US: Baker-Hughes Rig Count

Fri Nov 10 12:00:00 CST 2017

Actual Previous
N. Amer. Rig Count 1110 1090
U.S. 907 898
Gulf of Mexico 18 18
Canada 203 192

The Baker Hughes North American rig count is up 20 rigs in the November 10 week to 1,110. The U.S. rig count is up 9 rigs at 907 and is up 339 rigs from last year at this time. The Canadian count is up 11 rigs from last week to 203 and compared to last year is up 27 rigs.

For the U.S. count, rigs classified as drilling for oil are up 9 rigs at 738 and gas rigs are unchanged at 169. For the Canadian count, oil rigs are up 8 rigs at 108, gas rigs are up 4 rigs at 95, and miscellaneous rigs are down 1 rig at 0.

The large increase follows 5 weeks of declines and indicates that North American exploration and development companies are finally responding to the month-long climb in oil prices that was spurred by a decline in inventories and more recently by political turmoil in Saudi Arabia, the largest oil exporter.
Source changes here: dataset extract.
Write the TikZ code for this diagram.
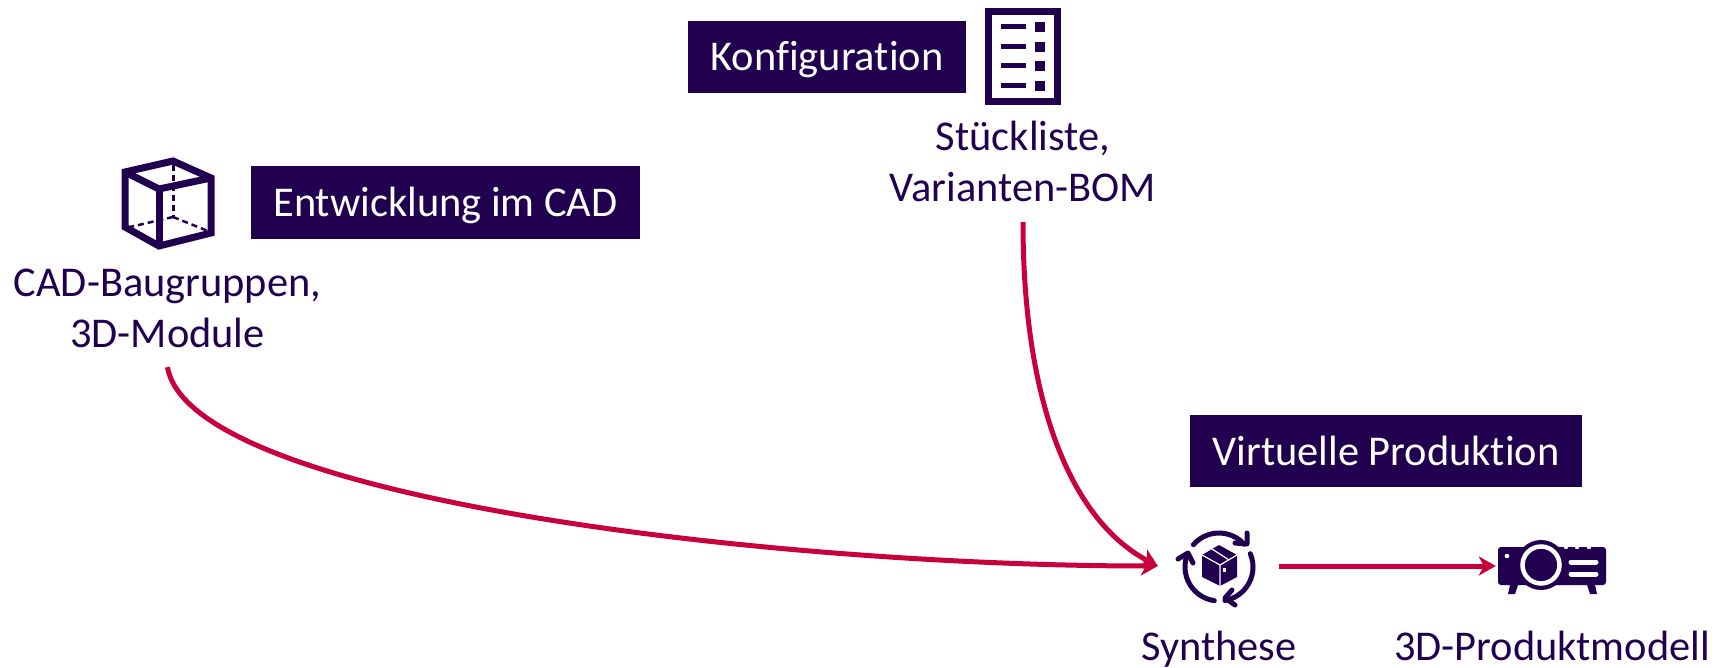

With WTI crude oil prices at around $57 per barrel, the highest level in over two years, and breakeven rates for many producers below $45 per barrel, exploration and development activity is likely to heat up if current price levels can be maintained.

The Baker Hughes North American rig count tracks weekly changes in the number of active operating oil & gas rigs. Used for drilling wellbores for wells that may eventually produce oil or gas, active rigs are essential for the exploration and development of oil and gas fields. Rigs that are not active are not counted. Components in the data are the United States and Canada with a separate count for the Gulf of Mexico (which is a subset of the U.S. total). The count includes only rigs that are significant users of oilfield services and supplies.

Changes in rig counts point to changes in the supply of oil & gas. The higher the rig count, the greater the upward pressure is on oil & gas supply and in turn the greater the downward pressure is on oil & gas prices. The reverse applies when rig counts turn lower, as they did during the oil price collapse of 2014-15 when lower counts contributed to a subsequent decline in domestic oil inventories. Data on the Gulf of Mexico offer indications on production disruptions during the hurricane season (June 1st to November 30th).